On October 7, 2023, the Gaza-based Palestinian jihadist group, Hamas, and its allied groups in Gaza invaded southern Israel, overwhelming high-tech sensors and lightly manned bases, killing 1,200 and abducting more than 250, mostly civilians, and committing atrocities against the population. This brutal attack triggered heavy Israeli retaliation against Hamas in Gaza that has continued to this day and remains inconclusive. Iran-backed terrorist organizations elsewhere, namely Hezbollah in Lebanon, the Houthis in Yemen, and various militias in Iraq and Syria, declared their solidarity with Hamas and began attacking Israel too. Hezbollah tied up a large portion of Israel’s forces on the country’s northern border with rocket and missile strikes as well as the threat of an October 7-style attack that forced the displacement of more than 65,000 Israeli residents. The Houthis have launched long-range missiles and drones from Yemen and attacked merchant vessels in the Red Sea, which they claimed were linked to Israel. Militias in Iraq have fired projectiles at U.S. bases and toward Israel. Iran, which sponsors all these organizations, has itself fired ballistic missiles and drones at Israel in two large attacks that occurred in April and October 2024.
This turn of events has upended security dynamics in the region and called into question Israel’s assumptions about its strategic situation. In its view of the new security environment, Israel will likely seek to redouble its defense capabilities, enlarging the Israel Defense Forces (IDF), reducing its reliance on the United States and advanced technology, and viewing with suspicion new negotiations with Palestinian actors.
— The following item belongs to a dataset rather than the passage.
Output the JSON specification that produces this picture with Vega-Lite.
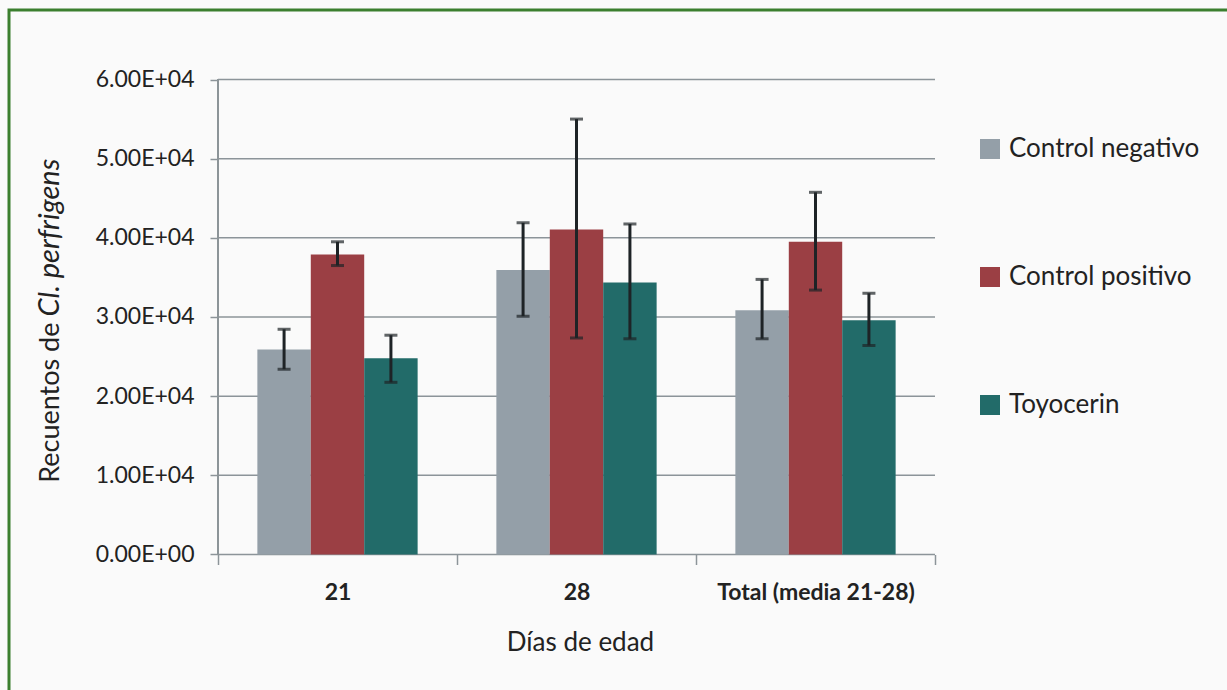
{
  "$schema": "https://vega.github.io/schema/vega-lite/v6.json",
  "width": 1221,
  "height": 683,
  "autosize": "none",
  "padding": {"left": 9, "top": 10, "right": -3, "bottom": -3},
  "background": "#fafafa",
  "config": {
    "font": "Lato",
    "view": {"stroke": "#3b7f2e", "strokeWidth": 3, "fill": "#fafafa"},
    "axis": {"labelFont": "Lato", "titleFont": "Lato", "labelColor": "#222222", "titleColor": "#222222"},
    "legend": {"labelFont": "Lato"}
  },
  "datasets": {
    "bars": [
      {"dia": "21", "grupo": "Control  negativo", "valor": 25900, "lo": 23400, "hi": 28450},
      {"dia": "21", "grupo": "Control positivo", "valor": 37900, "lo": 36500, "hi": 39500},
      {"dia": "21", "grupo": "Toyocerin", "valor": 24800, "lo": 21750, "hi": 27700},
      {"dia": "28", "grupo": "Control  negativo", "valor": 35950, "lo": 30100, "hi": 41900},
      {"dia": "28", "grupo": "Control positivo", "valor": 41050, "lo": 27350, "hi": 55000},
      {"dia": "28", "grupo": "Toyocerin", "valor": 34350, "lo": 27250, "hi": 41750},
      {"dia": "Total (media 21-28)", "grupo": "Control  negativo", "valor": 30850, "lo": 27250, "hi": 34750},
      {"dia": "Total (media 21-28)", "grupo": "Control positivo", "valor": 39500, "lo": 33400, "hi": 45750},
      {"dia": "Total (media 21-28)", "grupo": "Toyocerin", "valor": 29600, "lo": 26400, "hi": 33000}
    ],
    "grid": [{"v": 0}, {"v": 10000}, {"v": 20000}, {"v": 30000}, {"v": 40000}, {"v": 50000}, {"v": 60000}]
  },
  "resolve": {"axis": {"y": "independent"}},
  "layer": [
    {
      "data": {"name": "grid"},
      "mark": {"type": "rule", "color": "#8c9499", "strokeWidth": 1.5},
      "encoding": {
        "x": {"datum": "21", "type": "nominal", "bandPosition": 0,
              "scale": {"type": "band", "domain": ["21", "28", "Total (media 21-28)"], "range": [209, 926], "paddingInner": 0, "paddingOuter": 0}},
        "x2": {"datum": "Total (media 21-28)", "bandPosition": 1},
        "y": {"field": "v", "type": "quantitative", "axis": null,
              "scale": {"domain": [-17495, 68779], "nice": false, "zero": false}}
      }
    },
    {
      "data": {"name": "grid"},
      "mark": {"type": "rule", "color": "#8c9499", "strokeWidth": 1.5},
      "encoding": {
        "x": {"datum": "21", "type": "nominal", "bandPosition": 0,
              "scale": {"type": "band", "domain": ["21", "28", "Total (media 21-28)"], "range": [209, 926], "paddingInner": 0, "paddingOuter": 0}},
        "y": {"datum": 0, "type": "quantitative", "axis": null,
              "scale": {"domain": [-17495, 68779], "nice": false, "zero": false}},
        "y2": {"datum": 60000}
      }
    },
    {
      "data": {"name": "bars"},
      "mark": {"type": "bar"},
      "encoding": {
        "x": {
          "field": "dia", "type": "nominal", "sort": null,
          "scale": {"type": "band", "domain": ["21", "28", "Total (media 21-28)"], "range": [209, 926], "paddingInner": 0, "paddingOuter": 0},
          "axis": {
            "title": "Días de edad", "tickBand": "extent", "domain": false, "grid": false,
            "ticks": true, "tickSize": 10, "tickColor": "#8c9499", "tickWidth": 1.5,
            "labelAngle": 0, "labelAlign": "center", "labelFontWeight": "bold", "labelFontSize": 23, "labelPadding": 34.5,
            "labelBaseline": "alphabetic", "labelLimit": 400, "offset": -138.5,
            "titleX": 571, "titleY": 96, "titleBaseline": "alphabetic", "titleAlign": "center",
            "titleFontSize": 26, "titleFontWeight": "normal"
          }
        },
        "xOffset": {
          "field": "grupo", "type": "nominal",
          "scale": {"domain": ["Control  negativo", "Control positivo", "Toyocerin"], "paddingInner": 0, "paddingOuter": 0.737}
        },
        "y": {
          "field": "valor", "type": "quantitative",
          "scale": {"domain": [-17495, 68779], "nice": false, "zero": false},
          "axis": {
            "orient": "left", "offset": -209, "values": [0, 10000, 20000, 30000, 40000, 50000, 60000],
            "labelExpr": "datum.value == 0 ? '0.00E+00' : format(datum.value / 10000, '.2f') + 'E+04'",
            "domain": false, "grid": false, "ticks": true, "tickSize": 8, "tickColor": "#8c9499", "tickWidth": 1.5,
            "labelFontSize": 23, "labelPadding": 16,
            "title": "Recuentos de", "titleX": -160, "titleY": 312, "titleAngle": -90,
            "titleAlign": "right", "titleBaseline": "alphabetic", "titleFontSize": 27, "titleFontWeight": "normal"
          }
        },
        "y2": {"datum": 0},
        "color": {
          "field": "grupo", "type": "nominal",
          "scale": {"domain": ["Control  negativo", "Control positivo", "Toyocerin"], "range": ["#949fa8", "#9b3f44", "#226b69"]},
          "legend": {
            "orient": "none", "legendX": 968, "legendY": 126, "title": null,
            "symbolType": "square", "symbolSize": 400, "symbolStrokeWidth": 0,
            "labelFontSize": 26, "labelOffset": 6, "rowPadding": 102, "padding": 0, "labelColor": "#222222",
            "labelLimit": 400
          }
        }
      }
    },
    {
      "data": {"name": "bars"},
      "mark": {"type": "rule", "color": "#1e2326", "strokeWidth": 3},
      "encoding": {
        "x": {"field": "dia", "type": "nominal", "sort": null,
              "scale": {"type": "band", "domain": ["21", "28", "Total (media 21-28)"], "range": [209, 926], "paddingInner": 0, "paddingOuter": 0}},
        "xOffset": {"field": "grupo", "type": "nominal",
                    "scale": {"domain": ["Control  negativo", "Control positivo", "Toyocerin"], "paddingInner": 0, "paddingOuter": 0.737}},
        "y": {"field": "lo", "type": "quantitative", "axis": null,
              "scale": {"domain": [-17495, 68779], "nice": false, "zero": false}},
        "y2": {"field": "hi"}
      }
    },
    {
      "data": {"name": "bars"},
      "mark": {"type": "tick", "color": "#1e2326", "thickness": 3, "size": 13},
      "encoding": {
        "x": {"field": "dia", "type": "nominal", "sort": null,
              "scale": {"type": "band", "domain": ["21", "28", "Total (media 21-28)"], "range": [209, 926], "paddingInner": 0, "paddingOuter": 0}},
        "xOffset": {"field": "grupo", "type": "nominal",
                    "scale": {"domain": ["Control  negativo", "Control positivo", "Toyocerin"], "paddingInner": 0, "paddingOuter": 0.737}},
        "y": {"field": "lo", "type": "quantitative", "axis": null,
              "scale": {"domain": [-17495, 68779], "nice": false, "zero": false}}
      }
    },
    {
      "data": {"name": "bars"},
      "mark": {"type": "tick", "color": "#1e2326", "thickness": 3, "size": 13},
      "encoding": {
        "x": {"field": "dia", "type": "nominal", "sort": null,
              "scale": {"type": "band", "domain": ["21", "28", "Total (media 21-28)"], "range": [209, 926], "paddingInner": 0, "paddingOuter": 0}},
        "xOffset": {"field": "grupo", "type": "nominal",
                    "scale": {"domain": ["Control  negativo", "Control positivo", "Toyocerin"], "paddingInner": 0, "paddingOuter": 0.737}},
        "y": {"field": "hi", "type": "quantitative",
              "scale": {"domain": [-17495, 68779], "nice": false, "zero": false},
              "axis": {
                "orient": "left", "offset": -209, "labels": false, "ticks": false, "domain": false, "grid": false,
                "title": "Cl. perfrigens", "titleX": -160, "titleY": 306, "titleAngle": -90,
                "titleAlign": "left", "titleBaseline": "alphabetic", "titleFontSize": 29,
                "titleFontWeight": "normal", "titleFontStyle": "italic"
              }}
      }
    }
  ]
}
At the same time, its military achievements have considerably weakened Iran and its allies, opening new opportunities to strike Iran directly and to promote normalization between Israel and Arab and Muslim states.
Shattered Illusions of Deterrence
The Hamas attack has shattered the prevalent notion in Israel that Hamas and Hezbollah are “deterred.” For years, since the 2006 Lebanon War and Hamas’s 2007 takeover of the Gaza Strip, Israel has pursued a strategy of deterrence to dissuade the terrorist groups from conducting major attacks. Israel would keep its adversaries weak and at bay with periodic strikes and raids coupled with threats to signal resolve. In Gaza, Israel has executed numerous airstrikes and several limited ground incursions (in 2008-2009, 2012, and 2014) to contain Hamas, a strategy that has become known as “mowing the grass.” At the same time, Israel hoped that supporting economic development in Gaza, such as by authorizing Israeli work permits[1] for more than 18,000 Gazans, would help reduce support for militancy and prompt Hamas toward more peaceful governance.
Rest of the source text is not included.